Drop every picture. Then return, exactly, the lines from the beginning of the listing below through the one containing "width=0.5pt] (5,319) rectangle (933,700);".
===== Data extract =====
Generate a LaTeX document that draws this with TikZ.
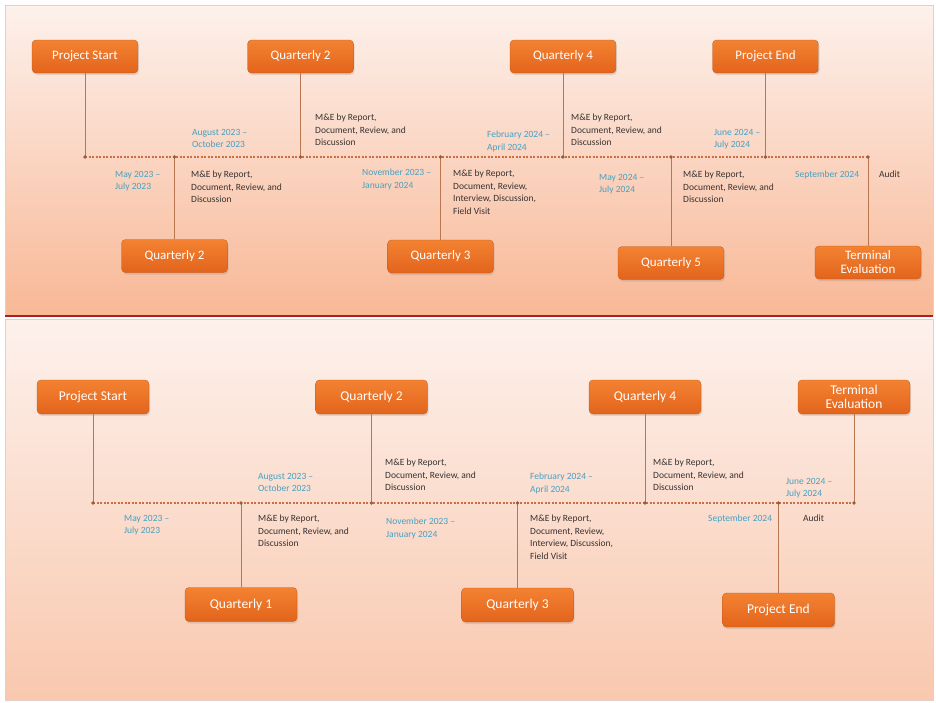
\documentclass[tikz,border=0pt]{standalone}
\usepackage{fontspec}
\setmainfont{Carlito}
\usetikzlibrary{shadows}
\definecolor{boxtop}{RGB}{243,130,50}
\definecolor{boxbot}{RGB}{226,100,28}
\definecolor{stemcol}{RGB}{185,118,80}
\definecolor{linecol}{RGB}{200,112,68}
\definecolor{datecol}{RGB}{70,160,195}
\definecolor{notecol}{RGB}{55,50,50}
\definecolor{paneltop}{RGB}{253,241,236}
\definecolor{panelbot}{RGB}{248,184,150}
\definecolor{panelbotb}{RGB}{249,200,174}
\definecolor{framecol}{RGB}{230,205,200}
\definecolor{rulecol}{RGB}{170,32,36}

\begin{document}
\begin{tikzpicture}[x=1pt,y=-1pt,
  phase/.style={rectangle,rounded corners=4pt,top color=boxtop,bottom color=boxbot,
    draw=boxbot!85!black,line width=0.3pt,text=white,align=center,
    minimum width=106pt,minimum height=33pt,inner sep=2pt,
    font=\fontsize{13}{14}\selectfont,
    drop shadow={opacity=0.22,shadow xshift=1pt,shadow yshift=-2pt}},
  bigphase/.style={phase,minimum width=112pt,minimum height=34pt,font=\fontsize{13.5}{14}\selectfont},
  when/.style={anchor=north west,inner sep=0pt,align=left,text=datecol,font=\fontsize{9.5}{12.5}\selectfont},
  what/.style={when,text=notecol},
  stem/.style={draw=stemcol,line width=0.8pt},
  axis/.style={draw=linecol,line width=1.2pt,dash pattern=on 2pt off 1.5pt},
  tick/.style={fill=stemcol!80!black}]
\useasboundingbox (0,0) rectangle (936,702);
\fill[white] (0,0) rectangle (936,702);
\shade[top color=paneltop,bottom color=panelbot] (5,5) rectangle (933,315);
\draw[framecol,line width=0.5pt] (5,5) rectangle (933,315);
\draw[rulecol,line width=2pt] (5,316) -- (933,316);
\shade[top color=paneltop,bottom color=panelbotb] (5,319) rectangle (933,700);
\draw[framecol,line width=0.5pt] (5,319) rectangle (933,700);

\node[phase] (start) at (85,56.5) {Project Start};
\node[phase] (qtwo) at (300.5,56.5) {Quarterly 2};
\node[phase] (qfour) at (563,56.5) {Quarterly 4};
\node[phase] (finish) at (765.5,56.5) {Project End};
\node[phase] (qone) at (174.5,256) {Quarterly 2};
\node[phase] (qthree) at (440.5,256.5) {Quarterly 3};
\node[phase] (qfive) at (671,263) {Quarterly 5};
\node[phase] (term) at (868,262.5) {Terminal\\Evaluation};

\coordinate (ta) at (start |- 0,157);
\coordinate (tb) at (qone |- 0,157);
\coordinate (tc) at (qtwo |- 0,157);
\coordinate (td) at (qthree |- 0,157);
\coordinate (te) at (qfour |- 0,157);
\coordinate (tf) at (qfive |- 0,157);
\coordinate (tg) at (finish |- 0,157);
\coordinate (th) at (term |- 0,157);
\draw[axis] (ta) -- (th);
\draw[stem] (start) -- (ta);
\draw[stem] (qtwo) -- (tc);
\draw[stem] (qfour) -- (te);
\draw[stem] (finish) -- (tg);
\draw[stem] (qone) -- (tb);
\draw[stem] (qthree) -- (td);
\draw[stem] (qfive) -- (tf);
\draw[stem] (term) -- (th);
\foreach \p in {ta,tb,tc,td,te,tf,tg,th}
  \fill[tick] (\p) circle (1.8);

\node[when] (d1) at (115,171) {May 2023 --\\July 2023};
\node[what] (n1) at (191,171) {M\&E by Report,\\Document, Review, and\\Discussion};
\node[when] (d2) at (192,129) {August 2023 --\\October 2023};
\node[what] (n2) at (315,114) {M\&E by Report,\\Document, Review, and\\Discussion};
\node[when] (d3) at (362,169) {November 2023 --\\January 2024};
\node[what] (n3) at (453,170) {M\&E by Report,\\Document, Review,\\Interview, Discussion,\\Field Visit};
\node[when] (d4) at (487,131) {February 2024 --\\April 2024};
\node[what] (n4) at (571,114) {M\&E by Report,\\Document, Review, and\\Discussion};
\node[when] (d5) at (599,174) {May 2024 --\\July 2024};
\node[what] (n5) at (683,171) {M\&E by Report,\\Document, Review, and\\Discussion};
\node[when] (d6) at (714,129) {June 2024 --\\July 2024};
\node[when] (d7) at (795,171) {September 2024};
\node[what] (n7) at (879,171) {Audit};

\node[bigphase] (startb) at (93,397) {Project Start};
\node[bigphase] (qtwob) at (371.5,397) {Quarterly 2};
\node[bigphase] (qfourb) at (645,397) {Quarterly 4};
\node[bigphase] (termb) at (854,397) {Terminal\\Evaluation};
\node[bigphase] (qoneb) at (241,604.5) {Quarterly 1};
\node[bigphase] (qthreeb) at (517.5,605) {Quarterly 3};
\node[bigphase] (finishb) at (778.5,610) {Project End};

\coordinate (ba) at (startb |- 0,503);
\coordinate (bb) at (qoneb |- 0,503);
\coordinate (bc) at (qtwob |- 0,503);
\coordinate (bd) at (qthreeb |- 0,503);
\coordinate (be) at (qfourb |- 0,503);
\coordinate (bf) at (finishb |- 0,503);
\coordinate (bg) at (termb |- 0,503);
\draw[axis] (ba) -- (bg);
\draw[stem] (startb) -- (ba);
\draw[stem] (qtwob) -- (bc);
\draw[stem] (qfourb) -- (be);
\draw[stem] (termb) -- (bg);
\draw[stem] (qoneb) -- (bb);
\draw[stem] (qthreeb) -- (bd);
\draw[stem] (finishb) -- (bf);
\foreach \p in {ba,bb,bc,bd,be,bf,bg}
  \fill[tick] (\p) circle (1.8);

\node[when] (d1b) at (124,515) {May 2023 --\\July 2023};
\node[what] (n1b) at (258,515) {M\&E by Report,\\Document, Review, and\\Discussion};
\node[when] (d2b) at (258,473) {August 2023 --\\October 2023};
\node[what] (n2b) at (385,459) {M\&E by Report,\\Document, Review, and\\Discussion};
\node[when] (d3b) at (386,518) {November 2023 --\\January 2024};
\node[when] (d4b) at (530,473) {February 2024 --\\April 2024};
\node[what] (n3b) at (530,515) {M\&E by Report,\\Document, Review,\\Interview, Discussion,\\Field Visit};
\node[what] (n4b) at (653,459) {M\&E by Report,\\Document, Review, and\\Discussion};
\node[when] (d6b) at (786,478) {June 2024 --\\July 2024};
\node[when] (d7b) at (708,515) {September 2024};
\node[what] (n7b) at (803,515) {Audit};
\end{tikzpicture}
\end{document}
=====
Task result |
Generate a LaTeX document that draws this with TikZ.
\documentclass[tikz,border=0pt]{standalone}
\usepackage{fontspec}
\setmainfont{Carlito}
\usetikzlibrary{shadows}
\definecolor{boxtop}{RGB}{243,130,50}
\definecolor{boxbot}{RGB}{226,100,28}
\definecolor{stemcol}{RGB}{185,118,80}
\definecolor{linecol}{RGB}{200,112,68}
\definecolor{datecol}{RGB}{70,160,195}
\definecolor{notecol}{RGB}{55,50,50}
\definecolor{paneltop}{RGB}{253,241,236}
\definecolor{panelbot}{RGB}{248,184,150}
\definecolor{panelbotb}{RGB}{249,200,174}
\definecolor{framecol}{RGB}{230,205,200}
\definecolor{rulecol}{RGB}{170,32,36}

\begin{document}
\begin{tikzpicture}[x=1pt,y=-1pt,
  phase/.style={rectangle,rounded corners=4pt,top color=boxtop,bottom color=boxbot,
    draw=boxbot!85!black,line width=0.3pt,text=white,align=center,
    minimum width=106pt,minimum height=33pt,inner sep=2pt,
    font=\fontsize{13}{14}\selectfont,
    drop shadow={opacity=0.22,shadow xshift=1pt,shadow yshift=-2pt}},
  bigphase/.style={phase,minimum width=112pt,minimum height=34pt,font=\fontsize{13.5}{14}\selectfont},
  when/.style={anchor=north west,inner sep=0pt,align=left,text=datecol,font=\fontsize{9.5}{12.5}\selectfont},
  what/.style={when,text=notecol},
  stem/.style={draw=stemcol,line width=0.8pt},
  axis/.style={draw=linecol,line width=1.2pt,dash pattern=on 2pt off 1.5pt},
  tick/.style={fill=stemcol!80!black}]
\useasboundingbox (0,0) rectangle (936,702);
\fill[white] (0,0) rectangle (936,702);
\shade[top color=paneltop,bottom color=panelbot] (5,5) rectangle (933,315);
\draw[framecol,line width=0.5pt] (5,5) rectangle (933,315);
\draw[rulecol,line width=2pt] (5,316) -- (933,316);
\shade[top color=paneltop,bottom color=panelbotb] (5,319) rectangle (933,700);
\draw[framecol,line width=0.5pt] (5,319) rectangle (933,700);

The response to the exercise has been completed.